CONDIZIONE E FORMAZIONE. Chiesa ha speso molto e poteva rifiatare già con la Spal, ma difficile immaginarlo in panchina a San Siro; Simeone fin qui ha giocato ogni singolo minuto (più le gare in Nazionale), così come Milenkovic, Pezzella e Vitor Hugo (e Biraghi ha tirato il fiato solo nel secondo tempo di sabato). Pjaca ha giocato due gare di fila da titolare: reggerà anche la terza? Pioli valuterà in mattinata le risposte degli ultimi test, ma è più probabile che a partire dall’inizio sia uno tra Mirallas (entrato molto bene con la Spal) ed Eysseric (che dà più copertura tatticamente e ha guadagnato la fiducia di Pioli in questo avvio). Ha giocato sempre dall’inizio anche Gerson, che potrebbe star fuori a vantaggio di Edimilson; intoccabile, invece, Veretout, chiamato alla prova di maturità a San Siro come mediano (dopo aver ‘steccato’ al rientro a San Siro, per poi fare due grandi partite con Samp e Spal).

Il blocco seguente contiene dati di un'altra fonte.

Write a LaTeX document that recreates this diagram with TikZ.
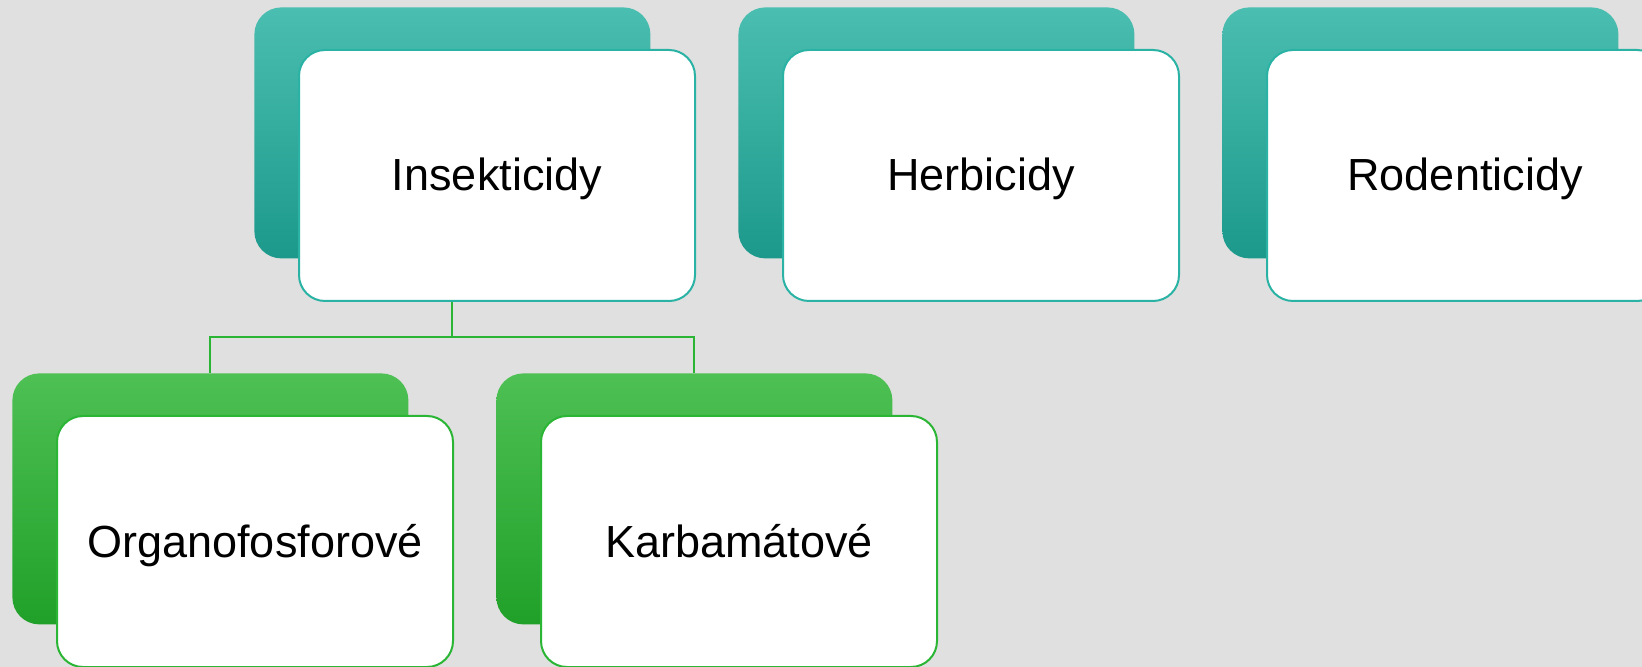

COME AI BEI TEMPI. In ogni caso, San Siro potrebbe rappresentare un bello snodo per il campionato viola. Alla 6° giornata, come fu anche al primo anno di Sousa, 27 settembre 2015: 4-1 ai nerazzurri di Mancini, nello scontro diretto al vertice, e primato della Fiorentina in classifica dopo 16 anni. Tripletta di Kalinic e sigillo di Ilicic, sembra passata una vita (calcistica). Una sfida che accende ambizioni e carica chi vuole diventare protagonista. Come fu per Salah nel 2015, per Babacar (e un Tomovic improvvisato Maicon) nel 2014, per Batistuta ed Enrico Chiesa negli anni ’90. Le motivazioni oltre la stanchezza, le ambizioni oltre la forza dell’avversario. Icardi, Perisic, Nainggolan, Brozovic, Asamoah, Skriniar possono far paura, ma Chiesa, Simeone, Pjaca, Veretout, Benassi, Pezzella e gli altri non vogliono certo partire battuti. La young Fiorentina ci crede, una prova che può servire a diventare grandi. Per rimanere, magari ancora un po’, in un piacevole terzo posto in classifica.